Collect every line of the records below that contains the word "this".

#####

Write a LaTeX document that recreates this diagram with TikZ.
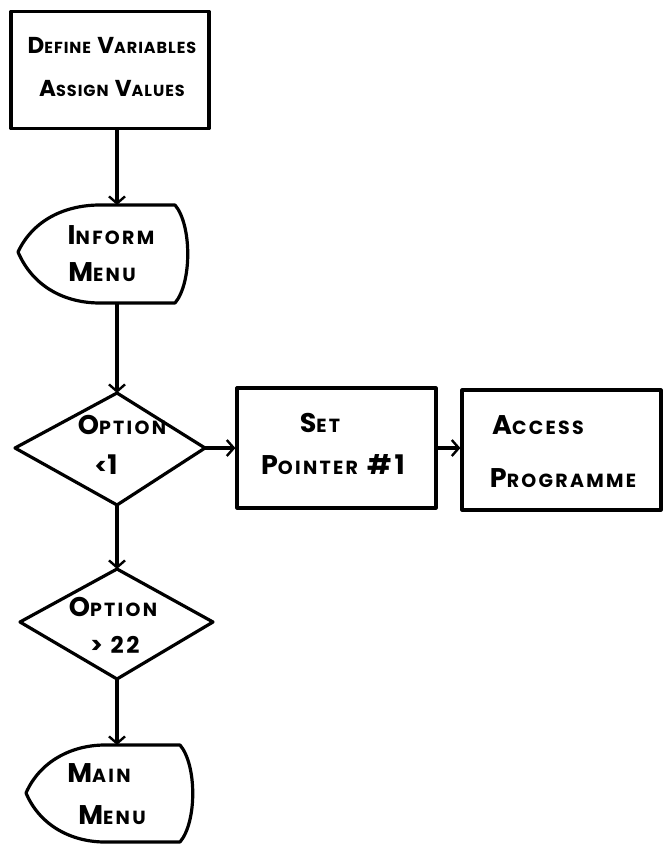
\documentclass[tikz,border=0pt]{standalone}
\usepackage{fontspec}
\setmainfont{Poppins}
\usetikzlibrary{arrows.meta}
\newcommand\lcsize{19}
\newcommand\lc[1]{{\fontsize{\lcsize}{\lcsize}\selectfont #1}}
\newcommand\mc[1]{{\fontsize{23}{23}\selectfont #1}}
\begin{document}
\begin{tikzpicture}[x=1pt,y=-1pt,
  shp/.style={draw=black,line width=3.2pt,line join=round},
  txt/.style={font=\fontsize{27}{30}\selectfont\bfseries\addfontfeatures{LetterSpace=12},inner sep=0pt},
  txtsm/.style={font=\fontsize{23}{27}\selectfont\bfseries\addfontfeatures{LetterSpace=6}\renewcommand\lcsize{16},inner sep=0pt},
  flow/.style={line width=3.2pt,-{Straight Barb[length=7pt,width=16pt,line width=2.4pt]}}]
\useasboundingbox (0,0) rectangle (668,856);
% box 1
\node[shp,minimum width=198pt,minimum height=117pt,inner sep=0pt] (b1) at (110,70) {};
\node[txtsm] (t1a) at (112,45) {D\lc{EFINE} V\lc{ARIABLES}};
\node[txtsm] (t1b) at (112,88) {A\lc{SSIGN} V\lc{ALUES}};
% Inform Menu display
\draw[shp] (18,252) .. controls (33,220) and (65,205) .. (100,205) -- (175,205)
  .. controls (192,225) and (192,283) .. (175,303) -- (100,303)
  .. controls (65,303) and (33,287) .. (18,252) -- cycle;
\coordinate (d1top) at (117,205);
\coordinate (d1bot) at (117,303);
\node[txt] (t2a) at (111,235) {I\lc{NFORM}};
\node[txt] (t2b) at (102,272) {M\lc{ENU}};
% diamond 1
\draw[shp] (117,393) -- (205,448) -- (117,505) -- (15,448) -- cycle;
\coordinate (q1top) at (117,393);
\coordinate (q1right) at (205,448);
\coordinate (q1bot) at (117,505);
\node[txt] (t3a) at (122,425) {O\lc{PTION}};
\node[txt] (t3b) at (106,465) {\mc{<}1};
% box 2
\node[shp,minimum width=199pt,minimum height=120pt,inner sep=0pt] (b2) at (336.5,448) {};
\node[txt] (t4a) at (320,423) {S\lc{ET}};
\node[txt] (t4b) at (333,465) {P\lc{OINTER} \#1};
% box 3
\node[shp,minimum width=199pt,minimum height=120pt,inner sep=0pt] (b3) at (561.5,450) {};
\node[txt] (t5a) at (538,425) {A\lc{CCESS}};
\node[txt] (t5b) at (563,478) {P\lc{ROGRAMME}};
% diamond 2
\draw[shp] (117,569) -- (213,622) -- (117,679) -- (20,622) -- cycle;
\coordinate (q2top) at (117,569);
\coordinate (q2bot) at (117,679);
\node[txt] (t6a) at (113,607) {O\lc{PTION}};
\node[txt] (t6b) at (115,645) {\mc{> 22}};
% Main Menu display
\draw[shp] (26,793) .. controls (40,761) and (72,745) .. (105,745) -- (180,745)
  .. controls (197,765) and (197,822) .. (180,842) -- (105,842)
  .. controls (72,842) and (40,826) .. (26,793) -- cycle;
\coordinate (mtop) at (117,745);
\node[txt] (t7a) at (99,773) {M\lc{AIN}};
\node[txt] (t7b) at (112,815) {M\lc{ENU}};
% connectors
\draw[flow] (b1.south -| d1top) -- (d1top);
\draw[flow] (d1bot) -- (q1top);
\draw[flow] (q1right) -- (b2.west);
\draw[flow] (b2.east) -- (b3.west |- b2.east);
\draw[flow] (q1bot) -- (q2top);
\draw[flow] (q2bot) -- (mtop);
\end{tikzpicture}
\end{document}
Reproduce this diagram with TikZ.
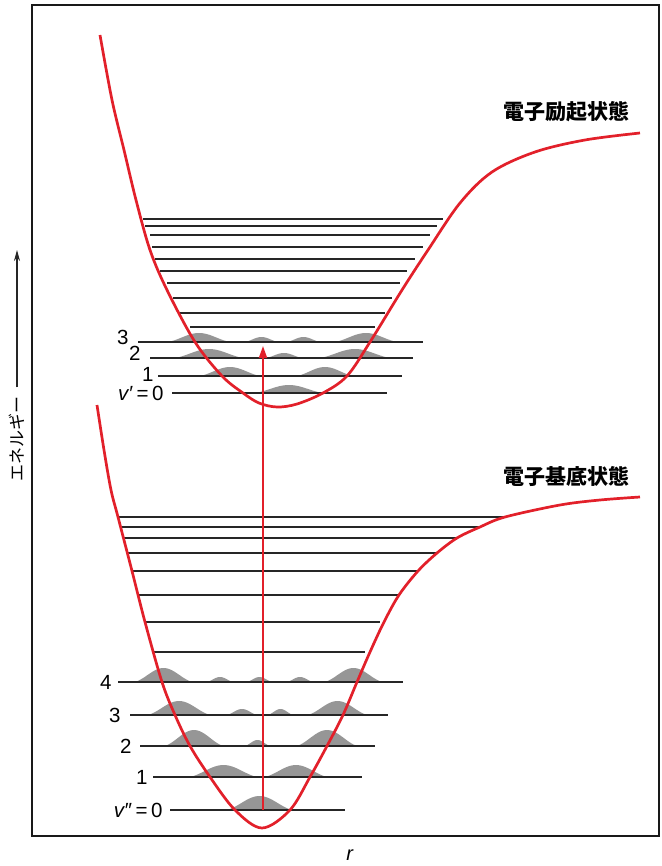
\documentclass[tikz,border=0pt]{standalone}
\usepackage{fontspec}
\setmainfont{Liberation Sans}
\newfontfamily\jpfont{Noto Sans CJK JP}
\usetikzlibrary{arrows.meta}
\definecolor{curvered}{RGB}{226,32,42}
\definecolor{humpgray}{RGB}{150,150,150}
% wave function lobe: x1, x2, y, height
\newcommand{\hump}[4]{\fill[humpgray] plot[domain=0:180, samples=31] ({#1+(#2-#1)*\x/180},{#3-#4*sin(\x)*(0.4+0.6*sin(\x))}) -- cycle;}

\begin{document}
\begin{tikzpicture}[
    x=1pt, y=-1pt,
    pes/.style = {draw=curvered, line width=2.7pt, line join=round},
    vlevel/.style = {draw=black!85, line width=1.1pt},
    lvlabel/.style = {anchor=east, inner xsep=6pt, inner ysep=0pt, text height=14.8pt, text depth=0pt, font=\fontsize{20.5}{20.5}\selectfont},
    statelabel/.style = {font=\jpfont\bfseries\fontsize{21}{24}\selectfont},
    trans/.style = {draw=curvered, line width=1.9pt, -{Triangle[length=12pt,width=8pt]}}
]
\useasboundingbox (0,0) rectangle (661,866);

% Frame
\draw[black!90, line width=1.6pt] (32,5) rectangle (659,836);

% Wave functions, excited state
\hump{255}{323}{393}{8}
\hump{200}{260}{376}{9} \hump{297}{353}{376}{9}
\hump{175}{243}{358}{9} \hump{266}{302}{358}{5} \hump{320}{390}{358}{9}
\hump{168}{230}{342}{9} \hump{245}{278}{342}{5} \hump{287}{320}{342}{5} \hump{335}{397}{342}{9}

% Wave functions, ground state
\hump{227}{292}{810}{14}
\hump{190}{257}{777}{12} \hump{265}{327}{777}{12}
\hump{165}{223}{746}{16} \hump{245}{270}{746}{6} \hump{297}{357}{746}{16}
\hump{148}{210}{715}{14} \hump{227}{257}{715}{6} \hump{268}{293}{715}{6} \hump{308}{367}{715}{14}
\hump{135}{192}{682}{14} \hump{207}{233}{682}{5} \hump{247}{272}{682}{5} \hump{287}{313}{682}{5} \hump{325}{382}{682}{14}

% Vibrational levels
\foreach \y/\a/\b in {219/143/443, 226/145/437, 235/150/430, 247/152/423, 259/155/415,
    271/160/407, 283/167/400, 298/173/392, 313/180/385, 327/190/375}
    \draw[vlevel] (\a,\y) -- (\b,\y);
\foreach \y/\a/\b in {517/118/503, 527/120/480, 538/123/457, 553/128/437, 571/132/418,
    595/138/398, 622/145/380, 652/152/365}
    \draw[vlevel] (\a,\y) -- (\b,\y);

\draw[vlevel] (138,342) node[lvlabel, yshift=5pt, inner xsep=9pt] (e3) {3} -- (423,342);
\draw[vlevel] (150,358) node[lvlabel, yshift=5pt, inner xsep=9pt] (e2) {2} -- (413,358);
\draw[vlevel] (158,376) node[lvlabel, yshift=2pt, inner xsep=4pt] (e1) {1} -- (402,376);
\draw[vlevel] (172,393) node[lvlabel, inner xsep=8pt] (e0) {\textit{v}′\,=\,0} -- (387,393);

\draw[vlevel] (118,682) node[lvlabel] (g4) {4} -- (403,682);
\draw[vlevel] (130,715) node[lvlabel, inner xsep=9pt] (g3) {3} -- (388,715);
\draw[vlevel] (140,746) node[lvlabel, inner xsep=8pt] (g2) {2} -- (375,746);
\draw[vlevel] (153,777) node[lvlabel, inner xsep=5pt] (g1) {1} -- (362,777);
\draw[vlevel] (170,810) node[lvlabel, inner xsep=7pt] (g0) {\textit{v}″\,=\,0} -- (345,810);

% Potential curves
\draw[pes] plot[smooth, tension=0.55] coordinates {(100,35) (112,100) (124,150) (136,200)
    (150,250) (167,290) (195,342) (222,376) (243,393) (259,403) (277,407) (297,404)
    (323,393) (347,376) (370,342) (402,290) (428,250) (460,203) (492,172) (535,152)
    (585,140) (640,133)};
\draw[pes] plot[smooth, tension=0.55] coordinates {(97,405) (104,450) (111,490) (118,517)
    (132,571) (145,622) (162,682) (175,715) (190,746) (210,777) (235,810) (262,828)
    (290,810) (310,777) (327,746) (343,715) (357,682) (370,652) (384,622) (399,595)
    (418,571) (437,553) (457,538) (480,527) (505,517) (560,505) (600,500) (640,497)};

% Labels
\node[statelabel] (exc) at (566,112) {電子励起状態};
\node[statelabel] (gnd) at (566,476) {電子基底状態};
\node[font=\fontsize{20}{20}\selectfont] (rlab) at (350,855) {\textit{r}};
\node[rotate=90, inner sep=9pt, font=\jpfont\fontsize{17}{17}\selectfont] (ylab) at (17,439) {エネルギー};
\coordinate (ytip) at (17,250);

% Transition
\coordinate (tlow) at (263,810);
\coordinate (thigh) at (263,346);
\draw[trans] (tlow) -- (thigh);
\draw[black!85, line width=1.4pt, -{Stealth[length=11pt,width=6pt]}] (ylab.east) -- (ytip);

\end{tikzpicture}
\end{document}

#####

• EXERCISE SOLUTION
Write a LaTeX document that recreates this diagram with TikZ.
Reproduce this diagram with TikZ.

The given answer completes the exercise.